Note: It’s also likely that I am missing something
I’ve just spotted an error in my comment – I was using YTD vs 1 year (which was used in the post). YTD for VWRL is 16.61 so I guess comparison between ETF and index is fair – I knew I was missing something 🙂
If you want a proper and ethical ESG fund, you’re going to be paying through the nose for it, at least in the early days of these things. Nestlé being present in something trying to pass as ethical should be a huge red flag.
Ethical consumer have done a bit on this subject. Triodos offer 2 funds with high OCF (2%), but are the real deal. IMPAX and WHEB were similar, but fall slightly in some measures I don’t remember since cancelling my subscription. Screening is expensive, unfortunately.
So, am I right that at the moment there is no reasonable no nonsense alternative to life strategy funds which embraces ESG and avoids active management?
Team Monevator,
Thanks for this article, it’s a great start.
The trouble with the term “ESG” is that it’s too catch-all. I’m looking for something simple: a tracker fund which sends out one message, “fossil fuels must become history ASAP”.
I don’t underestimate the complexity of this: I note that the Fundsmith ESG fund happily invests 6.4% in “travel and leisure”, MORE than the 4% of the non-ESG fund. This really makes no sense.
For the record, I don’t like arms companies, tobacco, etc. But Climate Change is of a different order. As THE tracker experts, I hope you continue to look into this area. I’ll be calling back from time to time.
PS…
Of course, as ever this isn’t just about being nice. I quote from Investors Chronicle:
“So decarbonising your portfolio without sacrificing returns would require efficient market theory to be wrong.
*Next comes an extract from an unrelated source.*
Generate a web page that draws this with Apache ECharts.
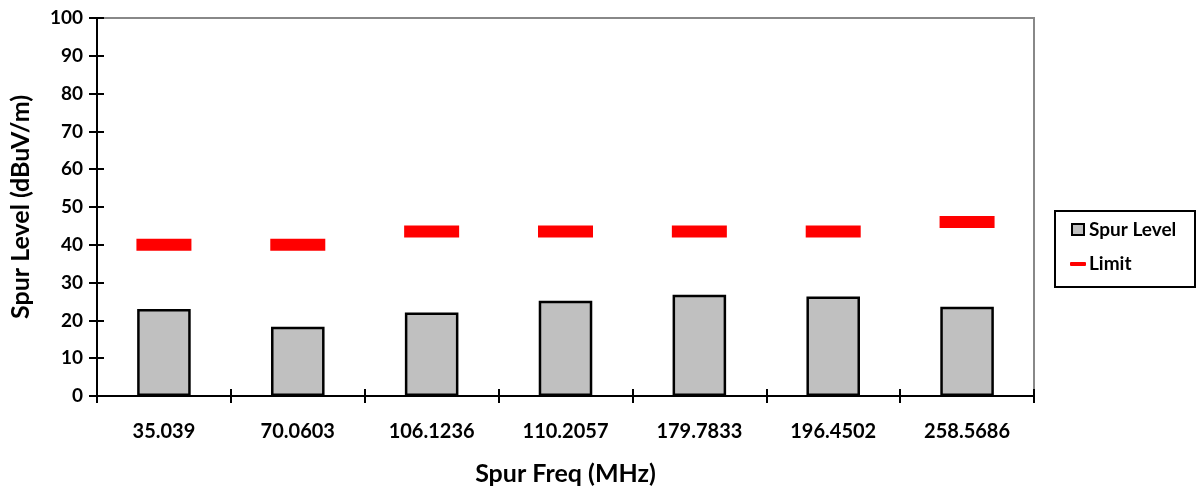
<!DOCTYPE html>
<html>
<head>
<meta charset="utf-8">
<script src="https://cdn.jsdelivr.net/npm/echarts@6/dist/echarts.min.js"></script>
<style>html,body{margin:0;padding:0;background:#fff;}#c{width:1196px;height:495px;}</style>
</head>
<body>
<div id="c"></div>
<script>
const categories = ['35.039','70.0603','106.1236','110.2057','179.7833','196.4502','258.5686'];
const spurLevel = [23.0, 18.3, 22.1, 25.2, 26.8, 26.3, 23.6];
const limit = [40, 40, 43.5, 43.5, 43.5, 43.5, 46];
const yTicks = {min: 0, max: 100, interval: 10};

const FONT = 'Lato';
const chart = echarts.init(document.getElementById('c'));
const commonY = {type: 'value', min: yTicks.min, max: yTicks.max, interval: yTicks.interval};
chart.setOption({
  animation: false,
  backgroundColor: '#fff',
  grid: {left: 97, right: 162, top: 18, bottom: 99, show: true, borderColor: '#888', borderWidth: 2,
         backgroundColor: 'transparent', outerBoundsMode: 'none', containLabel: false},
  xAxis: [{
    type: 'category', data: categories, position: 'bottom',
    axisLine: {lineStyle: {color: '#000', width: 2}},
    axisTick: {show: true, length: 7, lineStyle: {color: '#000', width: 2}},
    axisLabel: {color: '#000', fontFamily: FONT, fontWeight: 'bold', fontSize: 20, margin: 26},
    name: 'Spur Freq (MHz)', nameLocation: 'middle', nameGap: 65,
    nameTextStyle: {color: '#000', fontFamily: FONT, fontWeight: 'bold', fontSize: 25}
  }, {
    type: 'category', data: categories, position: 'bottom',
    axisLine: {show: false},
    axisTick: {show: true, inside: true, length: 7, lineStyle: {color: '#000', width: 2}},
    axisLabel: {show: false}
  }],
  yAxis: [Object.assign({}, commonY, {
    position: 'left',
    axisLine: {show: true, lineStyle: {color: '#000', width: 2}},
    axisTick: {show: true, length: 8, lineStyle: {color: '#000', width: 2}},
    splitLine: {show: false},
    axisLabel: {color: '#000', fontFamily: FONT, fontWeight: 'bold', fontSize: 19, margin: 14},
    name: 'Spur Level (dBuV/m)', nameLocation: 'middle', nameGap: 64, nameRotate: 90,
    nameTextStyle: {color: '#000', fontFamily: FONT, fontWeight: 'bold', fontSize: 25}
  }), Object.assign({}, commonY, {
    position: 'left',
    axisLine: {show: false},
    axisTick: {show: true, inside: true, length: 7, lineStyle: {color: '#000', width: 2}},
    splitLine: {show: false},
    axisLabel: {show: false}
  })],
  series: [{
    name: 'Spur Level', type: 'bar', data: spurLevel, barWidth: '40%',
    itemStyle: {color: '#c0c0c0', borderColor: '#000', borderWidth: 2.5}
  }, {
    name: 'Limit', type: 'scatter', data: limit, symbol: 'rect', symbolSize: [55, 12],
    itemStyle: {color: '#ff0000', opacity: 1}, z: 5
  }],
  graphic: [
    {type: 'rect', shape: {x: 1055, y: 211, width: 140, height: 76}, style: {fill: '#fff', stroke: '#000', lineWidth: 2}},
    {type: 'rect', shape: {x: 1072, y: 224, width: 12, height: 11}, style: {fill: '#c0c0c0', stroke: '#000', lineWidth: 2}},
    {type: 'text', x: 1089, y: 230, style: {text: 'Spur Level', fill: '#000', font: 'bold 19px Lato', textVerticalAlign: 'middle'}},
    {type: 'rect', shape: {x: 1070, y: 262, width: 16, height: 4, r: 1}, style: {fill: '#ff0000'}},
    {type: 'text', x: 1089, y: 264, style: {text: 'Limit', fill: '#000', font: 'bold 19px Lato', textVerticalAlign: 'middle'}}
  ]
});
</script>
</body>
</html>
And, luckily, it might be. Carbon stocks face increased political risks in the coming years because governments might make more efforts to address climate change. If markets are under estimating these risks, carbon stocks might under perform. And if more investors de-carbonise, their selling might drive down carbon stocks’ prices further. If either of these are happen, decarbonising your portfolio makes sense in financial terms.”